我正在尝试使用IndexedRowMatrix的computeSVD方法填充矩阵来检查spark中的一些工作。这是我正在使用的代码:
import org.apache.spark.SparkContext
import org.apache.spark.mllib.linalg.Vectors
import org.apache.spark.mllib.linalg.distributed.{IndexedRow, IndexedRowMatrix}
import org.apache.spark.rdd.RDD
import scala.util.Random
val nCol = 2000
val nRow = 10000
val numbers: Seq[Int] = (0 until nRow).toSeq
val numbersRDD: RDD[Int] = sc.parallelize(numbers)

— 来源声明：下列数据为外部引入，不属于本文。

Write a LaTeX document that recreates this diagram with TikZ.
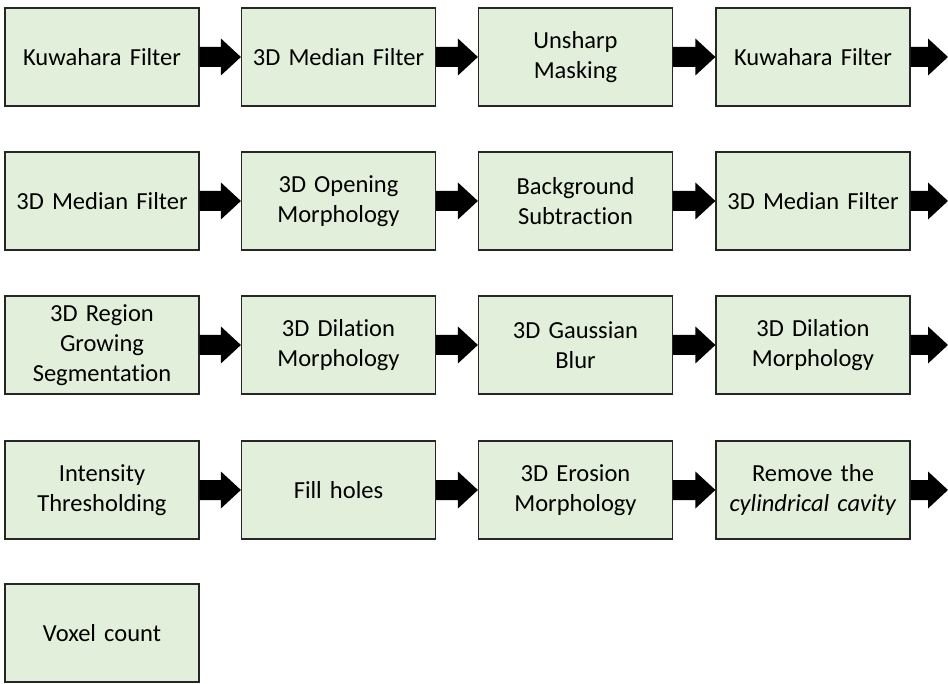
\documentclass[tikz,border=0pt]{standalone}
\usepackage{fontspec}
\setmainfont{Carlito}[Ligatures=NoCommon]
\usetikzlibrary{calc}
\definecolor{stagegreen}{RGB}{226,239,218}
% block arrow from #1 to #2 (shaft 20, head 20 long and 37 wide)
\newcommand{\flowarrow}[2]{%
  \fill[black] ($(#1)+(0,-10)$) -- ($(#2)+(-20,-10)$) -- ++(0,-8.5) -- (#2)
    -- ++(-20,18.5) -- ++(0,-8.5) -- ($(#1)+(0,10)$) -- cycle;}
\begin{document}
\begin{tikzpicture}[x=1pt,y=-1pt,
    stage/.style={draw=black!85,line width=1.2pt,fill=stagegreen,
      minimum width=194pt,minimum height=98pt,inner sep=0pt,
      text width=190pt,align=center,font=\fontsize{24.5}{30}\selectfont}]
    \useasboundingbox (0,0) rectangle (948,684);
    % row 1
    \node[stage] (k1) at (102,57) {Kuwahara Filter};
    \node[stage] (m1) at (338.5,57) {3D Median Filter};
    \node[stage] (u1) at (575.5,57) {Unsharp\\Masking};
    \node[stage] (k2) at (813,57) {Kuwahara Filter};
    \coordinate (e1) at (948,57);
    % row 2
    \node[stage] (m2) at (102,201) {3D Median Filter};
    \node[stage] (o1) at (338.5,201) {3D Opening\\Morphology};
    \node[stage] (b1) at (575.5,201) {Background\\Subtraction};
    \node[stage] (m3) at (813,201) {3D Median Filter};
    \coordinate (e2) at (948,201);
    % row 3
    \node[stage] (r1) at (102,345) {3D Region\\Growing\\Segmentation};
    \node[stage] (d1) at (338.5,345) {3D Dilation\\Morphology};
    \node[stage] (g1) at (575.5,345) {3D Gaussian\\Blur};
    \node[stage] (d2) at (813,345) {3D Dilation\\Morphology};
    \coordinate (e3) at (948,345);
    % row 4
    \node[stage] (t1) at (102,490) {Intensity\\Thresholding};
    \node[stage] (f1) at (338.5,490) {Fill holes};
    \node[stage] (er1) at (575.5,490) {3D Erosion\\Morphology};
    \node[stage] (c1) at (813,490) {Remove the\\\textit{cylindrical cavity}};
    \coordinate (e4) at (948,490);
    % row 5
    \node[stage] (v1) at (102,633) {Voxel count};
    % arrows
    \flowarrow{k1.east}{m1.west}
    \flowarrow{m1.east}{u1.west}
    \flowarrow{u1.east}{k2.west}
    \flowarrow{k2.east}{e1}
    \flowarrow{m2.east}{o1.west}
    \flowarrow{o1.east}{b1.west}
    \flowarrow{b1.east}{m3.west}
    \flowarrow{m3.east}{e2}
    \flowarrow{r1.east}{d1.west}
    \flowarrow{d1.east}{g1.west}
    \flowarrow{g1.east}{d2.west}
    \flowarrow{d2.east}{e3}
    \flowarrow{t1.east}{f1.west}
    \flowarrow{f1.east}{er1.west}
    \flowarrow{er1.east}{c1.west}
    \flowarrow{c1.east}{e4}
\end{tikzpicture}
\end{document}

val indexedRowRDD = numbersRDD.
map(number => new Random(number)).
map(random => Array.fill(nCol){random.nextDouble()}).
map(values => new IndexedRow(1, Vectors.dense(values))).
cache
当我在spark上执行它时,它在地图中产生以下异常,用随机双精度填充数组:
org.apache.spark.SparkException: Task not serializable
at org.apache.spark.util.ClosureCleaner$.ensureSerializable(ClosureCleaner.scala:298)
at org.apache.spark.util.ClosureCleaner$.org$apache$spark$util$ClosureCleaner$$clean(ClosureCleaner.scala:288)

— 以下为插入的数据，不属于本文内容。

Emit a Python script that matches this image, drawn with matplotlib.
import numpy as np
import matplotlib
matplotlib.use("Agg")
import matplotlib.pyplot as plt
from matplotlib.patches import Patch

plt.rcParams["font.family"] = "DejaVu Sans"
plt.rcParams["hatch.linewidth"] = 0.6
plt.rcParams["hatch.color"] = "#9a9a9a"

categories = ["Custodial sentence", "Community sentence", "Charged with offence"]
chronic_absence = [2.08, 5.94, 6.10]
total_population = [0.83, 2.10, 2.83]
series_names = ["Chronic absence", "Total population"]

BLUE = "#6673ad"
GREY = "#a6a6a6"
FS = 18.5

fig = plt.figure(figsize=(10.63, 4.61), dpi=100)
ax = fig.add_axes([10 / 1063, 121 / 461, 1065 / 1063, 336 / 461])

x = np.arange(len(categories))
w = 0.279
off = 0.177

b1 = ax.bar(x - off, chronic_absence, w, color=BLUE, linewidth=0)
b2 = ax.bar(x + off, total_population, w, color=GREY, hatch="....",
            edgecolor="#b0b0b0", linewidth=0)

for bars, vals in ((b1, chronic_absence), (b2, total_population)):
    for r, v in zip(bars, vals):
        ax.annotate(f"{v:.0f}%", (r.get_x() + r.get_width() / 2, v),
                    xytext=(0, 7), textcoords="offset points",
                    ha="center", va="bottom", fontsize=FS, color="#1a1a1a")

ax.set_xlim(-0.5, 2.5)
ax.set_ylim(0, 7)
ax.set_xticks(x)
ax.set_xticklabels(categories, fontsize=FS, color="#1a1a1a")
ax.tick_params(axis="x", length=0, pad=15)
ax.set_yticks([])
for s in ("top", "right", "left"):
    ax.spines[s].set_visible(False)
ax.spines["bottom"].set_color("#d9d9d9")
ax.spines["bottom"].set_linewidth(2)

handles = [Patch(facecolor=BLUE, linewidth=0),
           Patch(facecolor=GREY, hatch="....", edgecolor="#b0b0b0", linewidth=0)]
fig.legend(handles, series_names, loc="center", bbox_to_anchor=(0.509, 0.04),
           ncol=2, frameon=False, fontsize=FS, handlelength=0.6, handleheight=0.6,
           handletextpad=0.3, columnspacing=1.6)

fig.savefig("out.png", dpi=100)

at org.apache.spark.util.ClosureCleaner$.clean(ClosureCleaner.scala:108)
at org.apache.spark.SparkContext.clean(SparkContext.scala:2094)

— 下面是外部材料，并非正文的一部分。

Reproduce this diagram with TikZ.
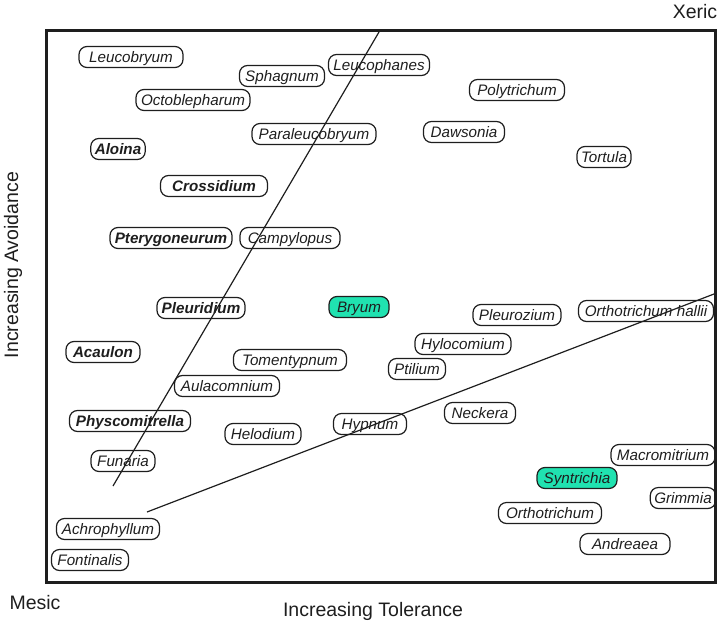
\documentclass[tikz,border=0pt]{standalone}
\usepackage{fontspec}
\setmainfont{Liberation Sans}
\definecolor{teal1}{RGB}{32,226,176}
\definecolor{ink}{RGB}{30,30,30}
\begin{document}
\begin{tikzpicture}[x=1pt,y=-1pt,
  sp/.style={draw=ink, line width=1.2pt, rounded corners=8pt, minimum height=21pt,
    inner xsep=4pt, inner ysep=0pt, text=ink, text height=10.9pt, text depth=0pt,
    font=\fontsize{15.2}{17}\selectfont\itshape},
  spb/.style={sp, font=\fontsize{15.2}{17}\selectfont\bfseries\itshape},
  spt/.style={sp, fill=teal1},
  axl/.style={font=\fontsize{19.5}{21}\selectfont, text=ink, inner sep=0pt},
  divl/.style={draw=ink, line width=1.2pt}]
\useasboundingbox (0,0) rectangle (719,623);
\draw[ink, line width=3pt] (46.5,31) rectangle (715,582);
\node[axl] (xeric) at (695,12) {Xeric};
\node[axl] (mesic) at (35,603) {Mesic};
\node[axl] (tol) at (373,611) {Increasing Tolerance};
\node[axl, rotate=90] (avo) at (13,265) {Increasing Avoidance};

\node[sp, minimum width=104pt] (leucobryum) at (131,57) {Leucobryum};
\node[sp, minimum width=85pt] (sphagnum) at (282,76) {Sphagnum};
\node[sp, minimum width=101pt] (leucophanes) at (379,65) {Leucophanes};
\node[sp, minimum width=114pt] (octoblepharum) at (193,100) {Octoblepharum};
\node[sp, minimum width=95pt] (polytrichum) at (517,90) {Polytrichum};
\node[sp, minimum width=124pt] (paraleucobryum) at (314,134) {Paraleucobryum};
\node[sp, minimum width=81pt] (dawsonia) at (464,132) {Dawsonia};
\node[sp, minimum width=54pt] (tortula) at (604,157) {Tortula};
\node[spb, minimum width=54pt] (aloina) at (118,149) {Aloina};
\node[spb, minimum width=107pt] (crossidium) at (214,186) {Crossidium};
\node[spb, minimum width=122pt] (pterygoneurum) at (171,238) {Pterygoneurum};
\node[sp, minimum width=100pt] (campylopus) at (290,238) {Campylopus};
\node[spb, minimum width=88pt] (pleuridium) at (201,308) {Pleuridium};
\node[spt, minimum width=60pt] (bryum) at (359,307) {Bryum};
\node[sp, minimum width=88pt] (pleurozium) at (517,315) {Pleurozium};
\node[sp, minimum width=135pt] (orthohallii) at (646,311) {Orthotrichum hallii};
\node[sp, minimum width=96pt] (hylocomium) at (463,344) {Hylocomium};
\node[spb, minimum width=74pt] (acaulon) at (103,352) {Acaulon};
\node[sp, minimum width=113pt] (tomentypnum) at (290,360) {Tomentypnum};
\node[sp, minimum width=57pt] (ptilium) at (417,369) {Ptilium};
\node[sp, minimum width=105pt] (aulacomnium) at (227,386) {Aulacomnium};
\node[spb, minimum width=121pt] (physcomitrella) at (130,421) {Physcomitrella};
\node[sp, minimum width=76pt] (helodium) at (263,434) {Helodium};
\node[sp, minimum width=73pt] (hypnum) at (370,424) {Hypnum};
\node[sp, minimum width=71pt] (neckera) at (480,413) {Neckera};
\node[sp, minimum width=64pt] (funaria) at (123,461) {Funaria};
\node[sp, minimum width=104pt] (macromitrium) at (663,455) {Macromitrium};
\node[spt, minimum width=80pt] (syntrichia) at (577,478) {Syntrichia};
\node[sp, minimum width=64pt] (grimmia) at (683,498) {Grimmia};
\node[sp, minimum width=103pt] (orthotrichum) at (550,513) {Orthotrichum};
\node[sp, minimum width=90pt] (andreaea) at (625,544) {Andreaea};
\node[sp, minimum width=103pt] (achrophyllum) at (108,529) {Achrophyllum};
\node[sp, minimum width=77pt] (fontinalis) at (90,560) {Fontinalis};

\coordinate (a1) at (113,486);
\coordinate (a2) at (379,32);
\coordinate (b1) at (147,512);
\coordinate (b2) at (714,294);
\draw[divl] (a1) -- (a2);
\draw[divl] (b1) -- (b2);
\end{tikzpicture}
\end{document}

at org.apache.spark.rdd.RDD$$anonfun$map$1.apply(RDD.scala:370)
at org.apache.spark.rdd.RDD$$anonfun$map$1.apply(RDD.scala:369)
at org.apache.spark.rdd.RDDOperationScope$.withScope(RDDOperationScope.scala:151)
at org.apache.spark.rdd.RDDOperationScope$.withScope(RDDOperationScope.scala:112)
at org.apache.spark.rdd.RDD.withScope(RDD.scala:362)
at org.apache.spark.rdd.RDD.map(RDD.scala:369)
... 52 elided
Caused by: java.io.NotSerializableException: org.apache.spark.SparkContext
Serialization stack:
- object not serializable (class: org.apache.spark.SparkContext, value: org.apache.spark.SparkContext@62264d4f)
- field (class: $iw, name: sparkContext, type: class org.apache.spark.SparkContext)
- object (class $iw, $iw@ab5d5c8)
- field (class: $iw, name: $iw, type: class $iw)
- object (class $iw, $iw@99ace98)
- field (class: $iw, name: $iw, type: class $iw)
- object (class $iw, $iw@1a99d328)
- field (class: $iw, name: $iw, type: class $iw)
- object (class $iw, $iw@140e003e)
- field (class: $iw, name: $iw, type: class $iw)
- object (class $iw, $iw@43f4621b)
- field (class: $iw, name: $iw, type: class $iw)
- object (class $iw, $iw@1ac9c3cc)
- field (class: $iw, name: $iw, type: class $iw)
- object (class $iw, $iw@5078e308)
- field (class: $iw, name: $iw, type: class $iw)
- object (class $iw, $iw@45382749)
- field (class: $line19.$read, name: $iw, type: class $iw)
- object (class $line19.$read, $line19.$read@3695e4f2)
- field (class: $iw, name: $line19$read, type: class $line19.$read)
- object (class $iw, $iw@12418d3f)
- field (class: $iw, name: $outer, type: class $iw)
- object (class $iw, $iw@71077d1)
- field (class: $anonfun$2, name: $outer, type: class $iw)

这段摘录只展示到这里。